In my case, Peanut hadn’t started any form of pre-school and was very much a part of Buttercup’s first months of existence. From being suddenly distanced (in his mind ONLY) from his mom to just as suddenly wanting all his mom’s attention, this mom was running from one super needy toddler to one super clingy baby (contrary to my merry thinking, second children don’t just grow up on their own – they need just as much attention). On the plus side, this made me a great multitasker. So while reading Peanut his books, I would be often feeding Buttercup. During our walks, Buttercup was strapped onto me and Peanut and self explored nature. Now the responsibility had doubled, stress had doubled. One would argue that love had doubled too but at that time of being confronted with a crying baby and a shouting toddler at the very same instance, you can only think of how to restore peace and sanity and fast.
Considering this, I wonder if a wider gap would have been more beneficial. If Peanut was in school, Buttercup would have got some undivided attention. Atleast Peanut would have been on some routine and involved in some daily structured learning as opposed to dependent on Buttercup’s random feeding and sleeping pattern Then again, maybe this unstructured life’s learning and being wholly part of his sister’s growth added a dimension that no school could have provided. Who knows?
From the children’s perspective, we hopefully have provided them a lifelong companion very early on and they can pretty much grow up together.
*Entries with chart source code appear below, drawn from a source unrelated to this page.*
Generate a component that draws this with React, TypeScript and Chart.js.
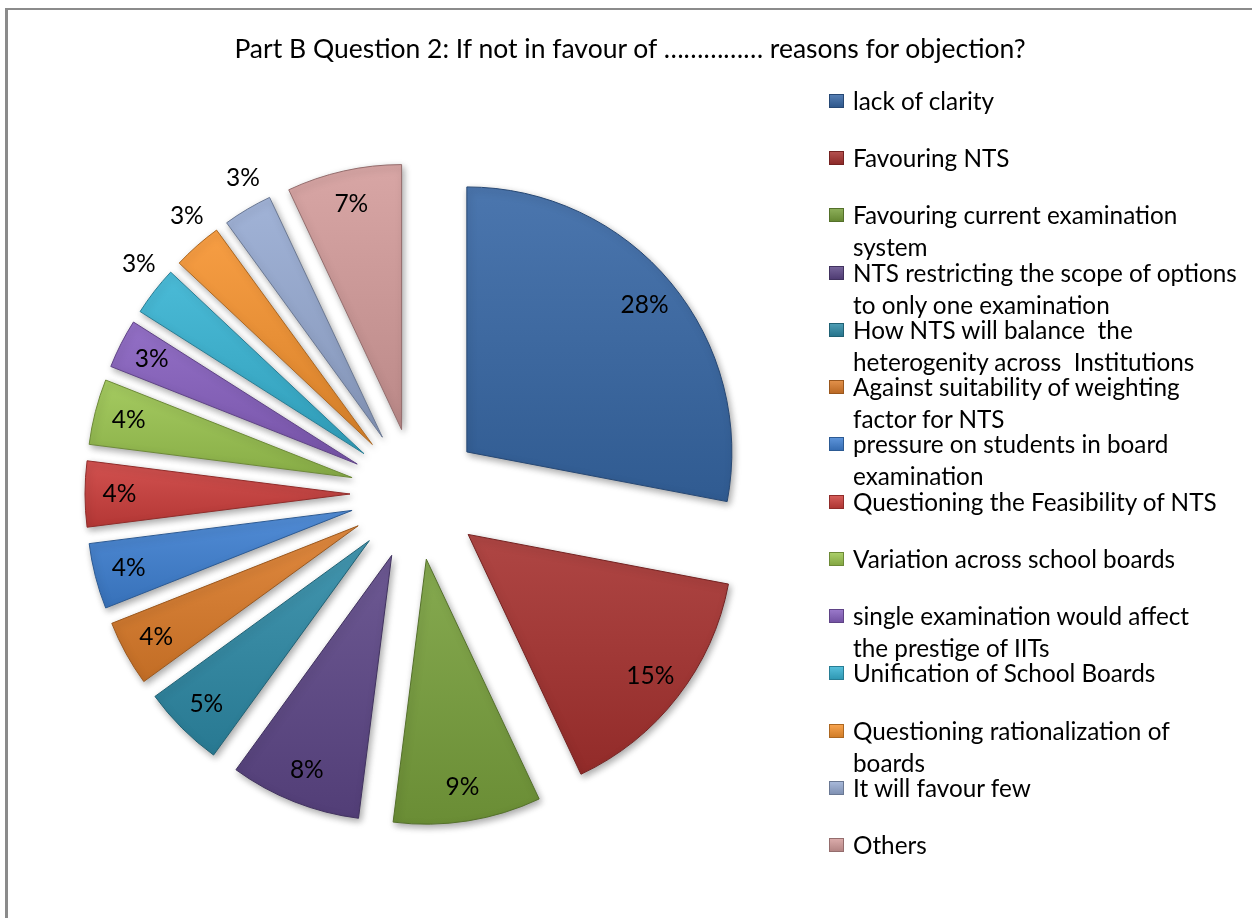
import React, { useEffect, useRef } from 'react';
import { Chart, registerables } from 'chart.js';

Chart.register(...registerables);

const TITLE = 'Part B Question 2: If not in favour of …………… reasons for objection?';

const categories = [
  'lack of clarity',
  'Favouring NTS',
  'Favouring current examination system',
  'NTS restricting the scope of options to only one examination',
  'How NTS will balance  the heterogenity across  Institutions',
  'Against suitability of weighting factor for NTS',
  'pressure on students in board examination',
  'Questioning the Feasibility of NTS',
  'Variation across school boards',
  'single examination would affect the prestige of IITs',
  'Unification of School Boards',
  'Questioning rationalization of boards',
  'It will favour few',
  'Others',
];

const legendLines = [
  ['lack of clarity'],
  ['Favouring NTS'],
  ['Favouring current examination', 'system'],
  ['NTS restricting the scope of options', 'to only one examination'],
  ['How NTS will balance  the', 'heterogenity across  Institutions'],
  ['Against suitability of weighting', 'factor for NTS'],
  ['pressure on students in board', 'examination'],
  ['Questioning the Feasibility of NTS'],
  ['Variation across school boards'],
  ['single examination would affect', 'the prestige of IITs'],
  ['Unification of School Boards'],
  ['Questioning rationalization of', 'boards'],
  ['It will favour few'],
  ['Others'],
];

const values = [28, 15, 9, 8, 5, 4, 4, 4, 4, 3, 3, 3, 3, 7];
const percentLabels = ['28%', '15%', '9%', '8%', '5%', '4%', '4%', '4%', '4%', '3%', '3%', '3%', '3%', '7%'];

const sliceColors = [
  '#3767a5', '#a6312f', '#78a03c', '#5d4787', '#2e8aa6', '#dc7c2a',
  '#3f80d2', '#cd3f3c', '#9bc54f', '#8760c0', '#37b3d3', '#f6932f',
  '#97abd2', '#d49c9b',
];

const outsideLabelIdx = [10, 11, 12];

const W = 1252;
const H = 918;
const CENTER_X = 416;
const CENTER_Y = 494;
const RADIUS = 265;
const EXPLODE = 66;
const FONT = 'Lato, "Open Sans", sans-serif';

function hexToRgb(h: string) {
  const n = parseInt(h.slice(1), 16);
  return [(n >> 16) & 255, (n >> 8) & 255, n & 255];
}
function mix(h: string, target: number, t: number) {
  const [r, g, b] = hexToRgb(h);
  const f = (c: number) => Math.round(c + (target - c) * t);
  return `rgb(${f(r)},${f(g)},${f(b)})`;
}
const lighten = (h: string, t: number) => mix(h, 255, t);
const darken = (h: string, t: number) => mix(h, 0, t);

function sliceFill(c: any) {
  const i = c.dataIndex;
  const base = sliceColors[i] || '#888';
  const chart = c.chart;
  const area = chart.chartArea;
  if (!area || i === undefined) return base;
  const total = values.reduce((a, b) => a + b, 0);
  let before = 0;
  for (let k = 0; k < i; k++) before += values[k];
  const a0 = -Math.PI / 2 + (before / total) * 2 * Math.PI;
  const a1 = a0 + (values[i] / total) * 2 * Math.PI;
  const mid = (a0 + a1) / 2;
  const cx = (area.left + area.right) / 2 + Math.cos(mid) * EXPLODE;
  const cy = (area.top + area.bottom) / 2 + Math.sin(mid) * EXPLODE;
  let minY = cy;
  let maxY = cy;
  for (let s = 0; s <= 20; s++) {
    const a = a0 + ((a1 - a0) * s) / 20;
    const y = cy + Math.sin(a) * RADIUS;
    minY = Math.min(minY, y);
    maxY = Math.max(maxY, y);
  }
  if (maxY - minY < 1) maxY = minY + 1;
  const g = chart.ctx.createLinearGradient(0, minY, 0, maxY);
  g.addColorStop(0, lighten(base, 0.1));
  g.addColorStop(1, darken(base, 0.12));
  return g;
}

const explodePlugin = {
  id: 'explodeSlices',
  afterDatasetUpdate(chart: any, args: any) {
    const meta = chart.getDatasetMeta(args.index);
    meta.data.forEach((arc: any) => {
      const mid = (arc.startAngle + arc.endAngle) / 2;
      arc.x += Math.cos(mid) * EXPLODE;
      arc.y += Math.sin(mid) * EXPLODE;
    });
  },
};

const shadowPlugin = {
  id: 'sliceShadow',
  beforeDatasetsDraw(chart: any) {
    const ctx = chart.ctx;
    ctx.save();
    ctx.shadowColor = 'rgba(0,0,0,0.35)';
    ctx.shadowBlur = 7;
    ctx.shadowOffsetX = 2;
    ctx.shadowOffsetY = 3;
  },
  afterDatasetsDraw(chart: any) {
    chart.ctx.restore();
  },
};

const labelPlugin = {
  id: 'sliceLabels',
  afterDatasetsDraw(chart: any) {
    const ctx = chart.ctx;
    const meta = chart.getDatasetMeta(0);
    ctx.save();
    ctx.font = `24.5px ${FONT}`;
    ctx.fillStyle = '#000';
    ctx.textAlign = 'center';
    ctx.textBaseline = 'middle';
    meta.data.forEach((arc: any, i: number) => {
      const outside = outsideLabelIdx.includes(i);
      const mid = (arc.startAngle + arc.endAngle) / 2 + (outside ? 0.04 : 0);
      const f = outside ? 1.11 : 0.87;
      ctx.fillText(
        percentLabels[i],
        arc.x + Math.cos(mid) * arc.outerRadius * f,
        arc.y + Math.sin(mid) * arc.outerRadius * f
      );
    });
    ctx.restore();
  },
};

export default function App() {
  const canvasRef = useRef<HTMLCanvasElement | null>(null);

  useEffect(() => {
    const canvas = canvasRef.current;
    if (!canvas) return;
    const chart = new Chart(canvas, {
      type: 'pie',
      data: {
        labels: categories,
        datasets: [
          {
            data: values,
            backgroundColor: sliceFill as any,
            borderColor: sliceColors.map((c) => darken(c, 0.3)),
            borderWidth: 1,
          },
        ],
      },
      options: {
        responsive: false,
        animation: false,
        events: [],
        radius: RADIUS,
        layout: {
          padding: { left: 0, right: W - 2 * CENTER_X, top: 2 * CENTER_Y - H, bottom: 0 },
        },
        plugins: {
          legend: { display: false },
          title: { display: false },
          tooltip: { enabled: false },
        },
      } as any,
      plugins: [explodePlugin, shadowPlugin, labelPlugin],
    });
    return () => chart.destroy();
  }, []);

  const ITEM_START = 101;
  const ITEM_STEP = 57.23;
  const LINE_H = 32;

  return (
    <div
      style={{
        position: 'absolute',
        left: 0,
        top: 0,
        width: W,
        height: H,
        overflow: 'hidden',
        background: '#fff',
        fontFamily: FONT,
      }}
    >
      <div
        style={{
          position: 'absolute',
          left: 5,
          top: 8,
          width: W - 5,
          height: H - 8,
          boxSizing: 'border-box',
          borderLeft: '3px solid #8b8b8b',
          borderTop: '2px solid #8b8b8b',
        }}
      />
      <canvas ref={canvasRef} width={W} height={H} style={{ position: 'absolute', left: 0, top: 0 }} />
      <div
        style={{
          position: 'absolute',
          left: 0,
          width: 1260,
          top: 48 - 17,
          height: 34,
          lineHeight: '34px',
          textAlign: 'center',
          fontSize: 26.5,
          color: '#000',
          whiteSpace: 'pre',
        }}
      >
        {TITLE}
      </div>
      {legendLines.map((lines, i) => {
        const cy = ITEM_START + ITEM_STEP * i;
        const c = sliceColors[i];
        return (
          <React.Fragment key={i}>
            <div
              style={{
                position: 'absolute',
                left: 829,
                top: cy - 7,
                width: 15,
                height: 14,
                boxSizing: 'border-box',
                background: `linear-gradient(to bottom, ${lighten(c, 0.15)}, ${darken(c, 0.15)})`,
                border: `1px solid ${darken(c, 0.3)}`,
              }}
            />
            {lines.map((ln, j) => (
              <div
                key={j}
                style={{
                  position: 'absolute',
                  left: 853,
                  top: cy - LINE_H / 2 + j * LINE_H,
                  height: LINE_H,
                  lineHeight: `${LINE_H}px`,
                  fontSize: 24.3,
                  color: '#000',
                  whiteSpace: 'pre',
                }}
              >
                {ln}
              </div>
            ))}
          </React.Fragment>
        );
      })}
    </div>
  );
}
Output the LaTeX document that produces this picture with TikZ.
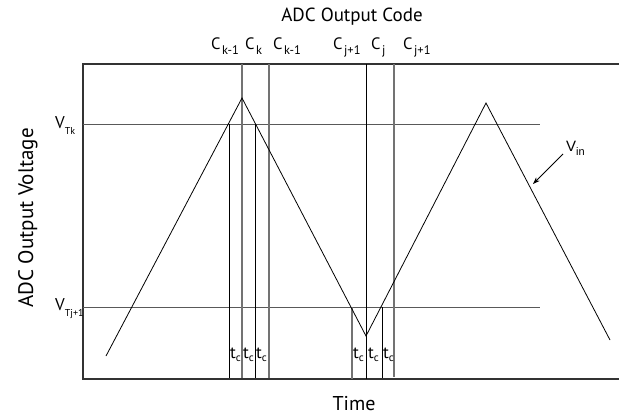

From the parent’s perspective, all romantic notions sit on a back burner. One doesn’t really get any respite with a small age gap. Just as soon as you start getting your life back, planning on some romantic date nights, comes along another baby. With no family support (remember it takes a village…), and just 2 hapless people trying to make sense of these needy and adorable baby-toddler combination, conversations often converge to children – who changed the diaper, who’s turn is it for night duty, who feeds the toddler and before you know it the second child has grown up and off diapers and then we suddenly take a moment to breathe and realize, hey, these children came out of love and yet we couldnt find a moment to just take a time out for ourselves.
With less age gap, there is no ‘time out’ whatsoever. Its like one storm and before you can pick up the pieces comes the second storm.
But yes, we are pretty much over and done with ‘it’. If you survive those 2 storms and come away only slightly bruised, then you are alright, and like true heroes come out stronger than before.
We unknowingly chose the lesser age gap. In our naivety, we thought it would be better to have that intensive time in the one hit rather than staggering it out.
Would we have chosen the wider gap option – sure, the grass does look greener on that side. But ask me in a year and just maybe, maybe… I’ll be smiling and sitting smug that we got through 2 in a short span and then can sleep uninterrupted (sleep is the only thing on my mind these days).